Plotting code records:
◆ ◆ ◆ ◆ ◆

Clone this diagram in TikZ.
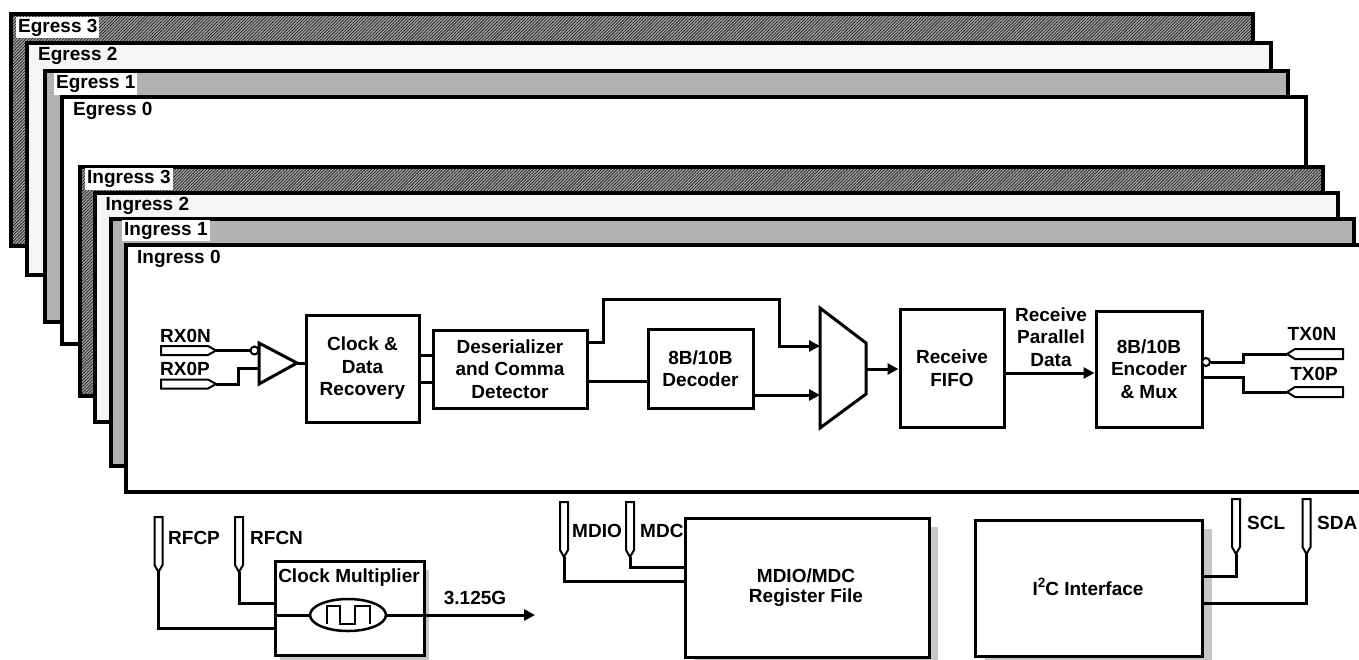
\documentclass[tikz,border=0pt]{standalone}
\usepackage{fontspec}
\setmainfont{Liberation Sans}
\usetikzlibrary{arrows.meta,patterns.meta,shapes.geometric,calc}
\begin{document}
\begin{tikzpicture}[x=1pt,y=-1pt,
  frame/.style={draw=black,line width=3.5pt},
  hatch/.style={pattern={Lines[angle=45,distance=2.2pt,line width=0.8pt]},pattern color=black!85},
  flab/.style={anchor=west,inner sep=2pt,font=\bfseries\fontsize{19}{22}\selectfont},
  txt/.style={font=\bfseries\fontsize{19}{22.5}\selectfont,align=center,inner sep=0pt},
  blk/.style={draw,line width=3pt,fill=white,font=\bfseries\fontsize{19}{22.5}\selectfont,align=center,inner sep=0pt},
  wire/.style={line width=3pt},
  arr/.style={line width=3pt,-{Triangle[length=11pt,width=11pt]}},
  pin/.style={draw,line width=2pt,fill=white},
  bub/.style={circle,draw,line width=2pt,fill=white,minimum size=8pt,inner sep=0pt},
  shadowbox/.style={fill=black!22},
  vpin/.pic={\draw[pin] (-4,0) -- (4,0) -- (4,48) -- (0,55) -- (-4,48) -- cycle; \coordinate (-tip) at (0,55);}
]
\useasboundingbox (0,0) rectangle (1359,659);

% ---------- stacked frames ----------
% Egress 3
\fill[black!35] (11,14) rectangle (1253,246);
\path[hatch] (11,14) rectangle (1253,246);
\draw[frame] (11,14) rectangle (1253,246);
\node[flab,fill=white] (e3) at (16,27.5) {Egress 3};
% Egress 2
\draw[frame,fill=black!4] (27,43) rectangle (1271,275);
\node[flab] (e2) at (36,55.5) {Egress 2};
% Egress 1
\draw[frame,fill=black!30] (45,71) rectangle (1288,322);
\node[flab,fill=white] (e1) at (54,84) {Egress 1};
% Egress 0
\draw[frame,fill=white] (62,97) rectangle (1306,344);
\node[flab] (e0) at (71,110.5) {Egress 0};
% Ingress 3
\fill[black!35] (80,167) rectangle (1323,396);
\path[hatch] (80,167) rectangle (1323,396);
\draw[frame] (80,167) rectangle (1323,396);
\node[flab,fill=white] (i3) at (85,179) {Ingress 3};
% Ingress 2
\draw[frame,fill=black!4] (95,193) rectangle (1338,422);
\node[flab] (i2) at (103.5,205.5) {Ingress 2};
% Ingress 1
\draw[frame,fill=black!30] (111,219) rectangle (1354,466);
\node[flab,fill=white] (i1) at (122,230.5) {Ingress 1};
% Ingress 0
\draw[frame,fill=white] (126,245) rectangle (1366,492);
\node[flab] (i0) at (135,259) {Ingress 0};

% ---------- receive path ----------
\coordinate (rxn) at (216,350.5);
\coordinate (rxp) at (216,384);
\coordinate (ampo) at (297,363);
\coordinate (ampp) at (259,368);
\coordinate (muxa) at (820,346);
\coordinate (muxb) at (820,395);
\coordinate (muxo) at (866,369);
\coordinate (txn) at (1287,354);
\coordinate (txp) at (1287,392);

\draw[pin] (161,346) -- (208,346) -- (216,350.5) -- (208,355) -- (161,355) -- cycle;
\draw[pin] (161,379.5) -- (208,379.5) -- (216,384) -- (208,388.5) -- (161,388.5) -- cycle;
\node[txt,anchor=west] (rxnl) at (160,336) {RX0N};
\node[txt,anchor=west] (rxpl) at (160,368.5) {RX0P};

\draw[line width=3pt,fill=white,line join=miter] (259,343) -- (297,363) -- (259,384) -- cycle;
\node[bub] (bubn) at (254.5,350.5) {};

\node[blk,minimum width=113pt,minimum height=107pt] (cdr) at (362.5,368.5) {Clock \&\\Data\\Recovery};
\node[blk,minimum width=154pt,minimum height=78pt] (des) at (510,369) {Deserializer\\and Comma\\Detector};
\node[blk,minimum width=105pt,minimum height=79pt] (dec) at (700.5,368.5) {8B/10B\\Decoder};
\draw[line width=3pt,fill=white] (820,308) -- (866,343) -- (866,394) -- (820,428) -- cycle;
\node[blk,minimum width=104pt,minimum height=118pt] (fifo) at (952,368) {Receive\\FIFO};
\node[blk,minimum width=106pt,minimum height=116pt] (enc) at (1149,369) {8B/10B\\Encoder\\\& Mux};
\node[txt] (rpd) at (1051,337) {Receive\\Parallel\\Data};
\node[bub] (bubt) at (1206,362) {};

\draw[pin] (1287,354) -- (1295,349) -- (1343,349) -- (1343,359) -- (1295,359) -- cycle;
\draw[pin] (1287,392) -- (1295,387) -- (1343,387) -- (1343,397) -- (1295,397) -- cycle;
\node[txt] (txnl) at (1312,334) {TX0N};
\node[txt] (txpl) at (1314,373.5) {TX0P};

\draw[wire] (rxn) -- (bubn.west);
\draw[wire] (rxp) -- ++(22,0) |- (ampp);
\draw[wire] (ampo) -- (ampo -| cdr.west);
\draw[wire] (cdr.east |- 0,355) -- (des.west |- 0,355);
\draw[wire] (cdr.east |- 0,382) -- (des.west |- 0,382);
\draw[arr] (des.east |- 0,342) -- ++(15,0) |- (779,299) |- (muxa);
\draw[wire] (des.east |- 0,381) -- (dec.west |- 0,381);
\draw[arr] (dec.east |- 0,395) -- (muxb);
\draw[arr] (muxo) -- (muxo -| fifo.west);
\draw[arr] (fifo.east |- 0,373) -- (enc.west |- 0,373);
\draw[wire] (bubt.east) -- (1243,362) |- (txn);
\draw[wire] (enc.east |- 0,377) -- (1243,377) |- (txp);

% ---------- clock multiplier ----------
\fill[shadowbox] (280,570) rectangle (429,664);
\node[blk,minimum width=149pt,minimum height=94pt] (cm) at (349.5,608) {};
\node[txt] (cmt) at (349,577.5) {Clock Multiplier};
\node[ellipse,draw,line width=2.5pt,fill=white,minimum width=76pt,minimum height=32pt,inner sep=0pt] (osc) at (348,615) {};
\draw[line width=2.5pt] (327,624) -- (327,606) -- (340,606) -- (340,624) -- (355,624) -- (355,606) -- (370,606) -- (370,624);
\coordinate (clk) at (535,615);
\node[txt] (clkl) at (475,598) {3.125G};
\draw[wire] (cm.west |- osc) -- (osc.west);
\draw[arr] (osc.east) -- (clk);

\pic (rfcp) at (158.5,517) {vpin};
\pic (rfcn) at (239,517) {vpin};
\node[txt,anchor=west] (rfcpl) at (168,538) {RFCP};
\node[txt,anchor=west] (rfcnl) at (250,538) {RFCN};
\draw[wire] (rfcp-tip) |- (cm.west |- 0,628);
\draw[wire] (rfcn-tip) |- (cm.west |- 0,603);

% ---------- MDIO ----------
\fill[shadowbox] (694,527) rectangle (938,666);
\node[blk,minimum width=244pt,minimum height=139pt] (mdio) at (807,587.5) {};
\node[txt,font=\bfseries\fontsize{19}{20}\selectfont] (mdiot) at (806,588) {MDIO/MDC\\Register File};
\pic (pmdio) at (564,502) {vpin};
\pic (pmdc) at (630,502) {vpin};
\node[txt,anchor=west] (mdiol) at (572,531) {MDIO};
\node[txt,anchor=west] (mdcl) at (640,531) {MDC};
\draw[wire] (pmdio-tip) |- (mdio.west |- 0,581);
\draw[wire] (pmdc-tip) |- (mdio.west |- 0,567);

% ---------- I2C ----------
\fill[shadowbox] (985,529) rectangle (1212,665);
\node[blk,minimum width=227pt,minimum height=136pt] (i2c) at (1088.5,588) {};
\node[txt,anchor=base] (i2ct) at (1088,595) {I\raisebox{0.42em}{\fontsize{13.5}{13.5}\selectfont 2}C Interface};
\pic (pscl) at (1236,499) {vpin};
\pic (psda) at (1306.5,499) {vpin};
\node[txt,anchor=west] (scll) at (1247,523) {SCL};
\node[txt,anchor=west] (sdal) at (1317,523) {SDA};
\draw[wire] (pscl-tip) |- (i2c.east |- 0,576);
\draw[wire] (psda-tip) |- (i2c.east |- 0,603);
\end{tikzpicture}
\end{document}
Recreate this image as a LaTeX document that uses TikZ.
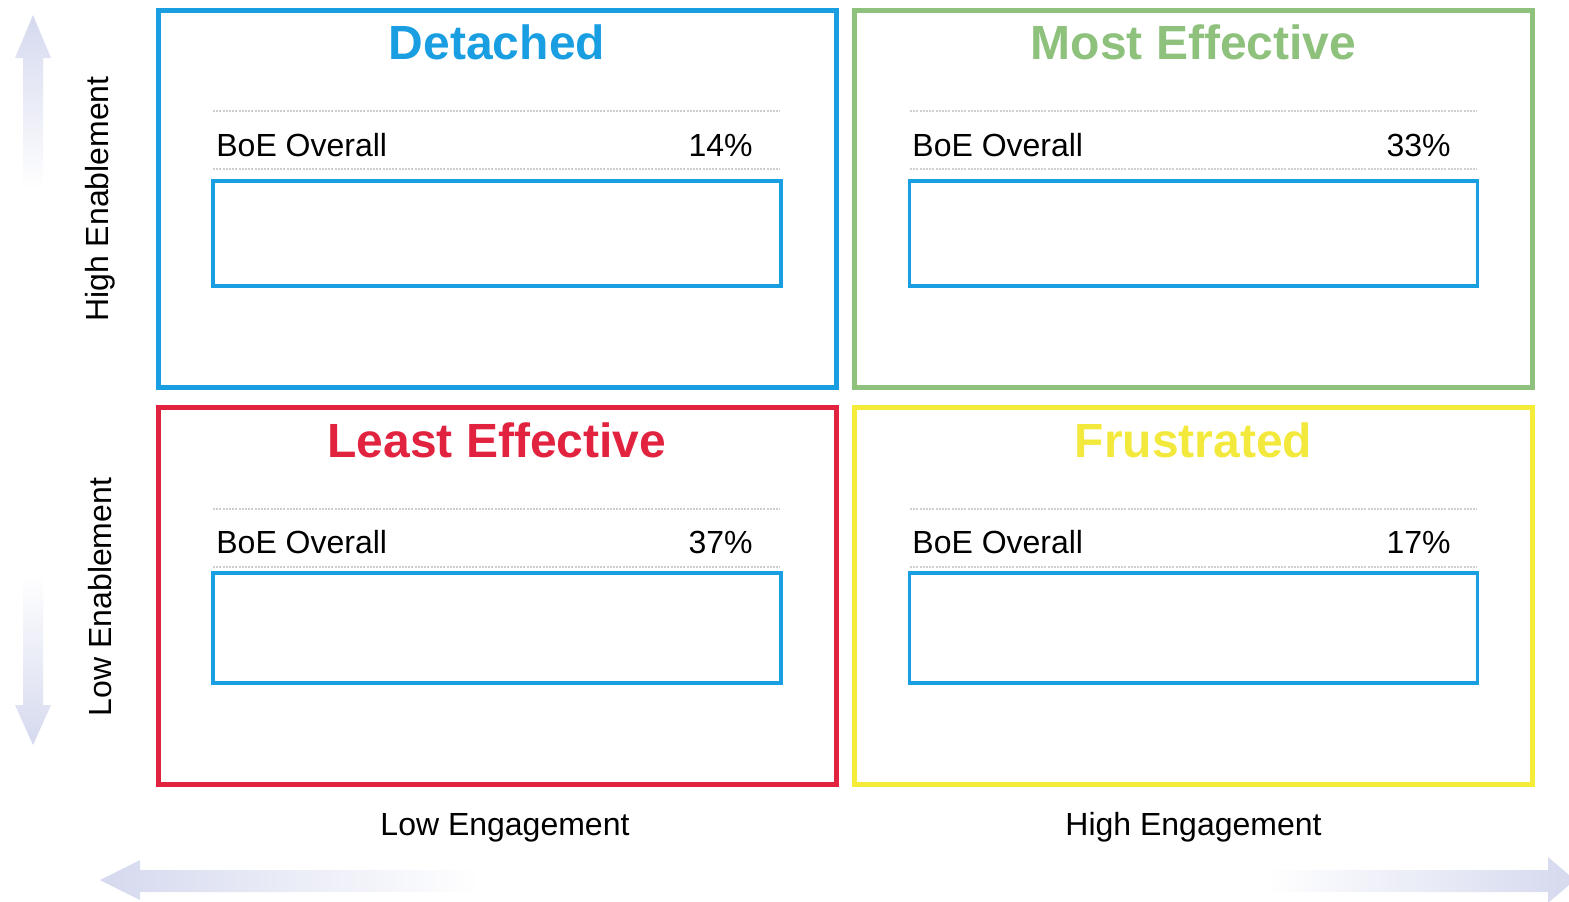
\documentclass[tikz,border=0pt]{standalone}
\usepackage{fontspec}
\setmainfont{Liberation Sans}
\definecolor{qblue}{HTML}{1A9EE2}
\definecolor{qgreen}{HTML}{8DC17C}
\definecolor{qred}{HTML}{E2233F}
\definecolor{qyellow}{HTML}{F5EC3A}
\definecolor{qytitle}{HTML}{F3E93C}
\definecolor{lav}{HTML}{D5D9EE}
\definecolor{dotgrey}{HTML}{CFCFCF}
\tikzset{
  quad/.style={draw, line width=2.5pt, minimum width=339pt, minimum height=188.5pt, inner sep=0pt},
  qtitle/.style={font=\bfseries\fontsize{24}{28}\selectfont, inner sep=0pt},
  innerbox/.style={draw=qblue, line width=1.6pt, minimum width=284pt, minimum height=52.5pt, inner sep=0pt},
  boe/.style={font=\fontsize{16}{19}\selectfont, inner sep=0pt},
  axislabel/.style={font=\fontsize{16}{19}\selectfont, inner sep=0pt},
  dotline/.style={dotgrey, line width=0.6pt, dash pattern=on 1pt off 0.6pt},
}
\begin{document}
\begin{tikzpicture}[x=0.5pt,y=-0.5pt]
\useasboundingbox (0,0) rectangle (1569,901);
% axis arrows
\shade[top color=lav, bottom color=white] (23,190) -- (23,58) -- (15,58) -- (33,15) -- (51,58) -- (43,58) -- (43,190) -- cycle;
\shade[top color=white, bottom color=lav] (23,575) -- (23,705) -- (15,705) -- (33,745) -- (51,705) -- (43,705) -- (43,575) -- cycle;
\shade[left color=lav, right color=white] (480,870) -- (140,870) -- (140,860) -- (100,880) -- (140,900) -- (140,892) -- (480,892) -- cycle;
\shade[left color=white, right color=lav] (1265,870) -- (1548,870) -- (1548,857) -- (1575,880) -- (1548,903) -- (1548,892) -- (1265,892) -- cycle;
% quadrants
\node[quad, draw=qblue] (det) at (497,198.5) {};
\node[quad, draw=qgreen] (most) at (1193.5,198.5) {};
\node[quad, draw=qred] (least) at (497,596) {};
\node[quad, draw=qyellow] (frus) at (1193.5,596) {};
% titles
\node[qtitle, text=qblue] (detT) at (497,42) {Detached};
\node[qtitle, text=qgreen] (mostT) at (1193.5,42) {Most Effective};
\node[qtitle, text=qred] (leastT) at (497,440) {Least Effective};
\node[qtitle, text=qytitle] (frusT) at (1193.5,440) {Frustrated};
% dotted rules
\draw[dotline] (213,111) -- (780,111);
\draw[dotline] (213,169) -- (780,169);
\draw[dotline] (910,111) -- (1477,111);
\draw[dotline] (910,169) -- (1477,169);
\draw[dotline] (213,509) -- (780,509);
\draw[dotline] (213,567) -- (780,567);
\draw[dotline] (910,509) -- (1477,509);
\draw[dotline] (910,567) -- (1477,567);
% BoE rows
\node[boe, anchor=base west] (detB) at (216,156) {BoE Overall};
\node[boe, anchor=base east] (detP) at (753,156) {14\%};
\node[boe, anchor=base west] (mostB) at (912,156) {BoE Overall};
\node[boe, anchor=base east] (mostP) at (1451,156) {33\%};
\node[boe, anchor=base west] (leastB) at (216,553) {BoE Overall};
\node[boe, anchor=base east] (leastP) at (753,553) {37\%};
\node[boe, anchor=base west] (frusB) at (912,553) {BoE Overall};
\node[boe, anchor=base east] (frusP) at (1451,553) {17\%};
% inner boxes
\node[innerbox] (detI) at (497,233.5) {};
\node[innerbox] (mostI) at (1193.5,233.5) {};
\node[innerbox, minimum height=55pt] (leastI) at (497,628) {};
\node[innerbox, minimum height=55pt] (frusI) at (1193.5,628) {};
% axis labels
\node[axislabel, rotate=90] (hiEn) at (100,199) {High Enablement};
\node[axislabel, rotate=90] (loEn) at (100,597) {Low Enablement};
\node[axislabel, anchor=base] (loEg) at (505,835) {Low Engagement};
\node[axislabel, anchor=base] (hiEg) at (1193.5,835) {High Engagement};
\end{tikzpicture}
\end{document}
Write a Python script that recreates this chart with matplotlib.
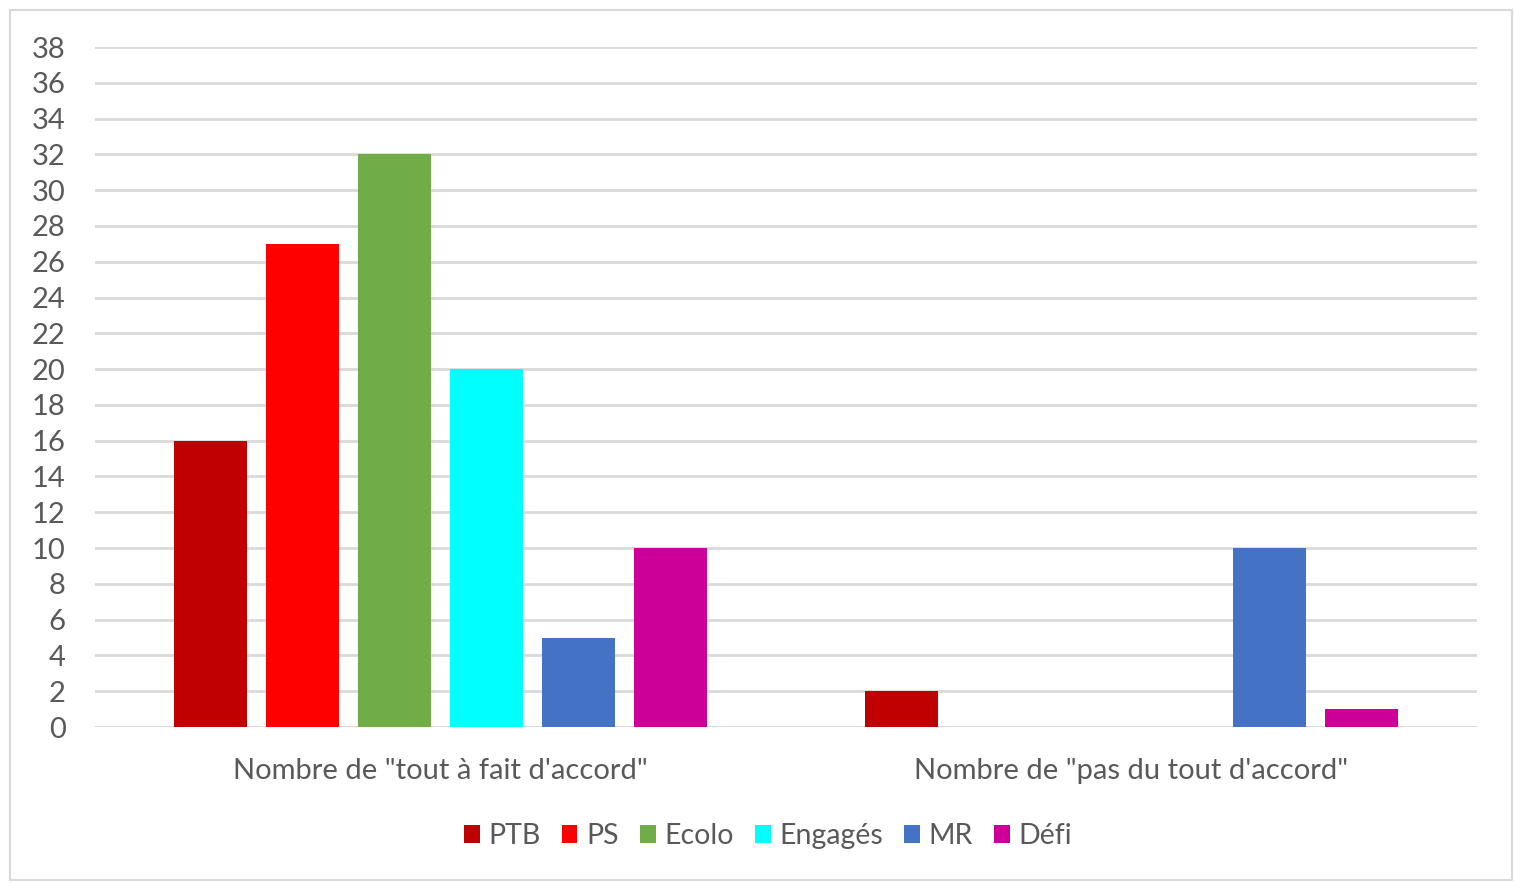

◆ ◆ ◆ ◆ ◆

> [TASK OBJECTIVE] Return all lines containing the word "that".

> [EXERCISE RESPONSE]
Recreate this image as a LaTeX document that uses TikZ.
Write a Python script that recreates this chart with matplotlib.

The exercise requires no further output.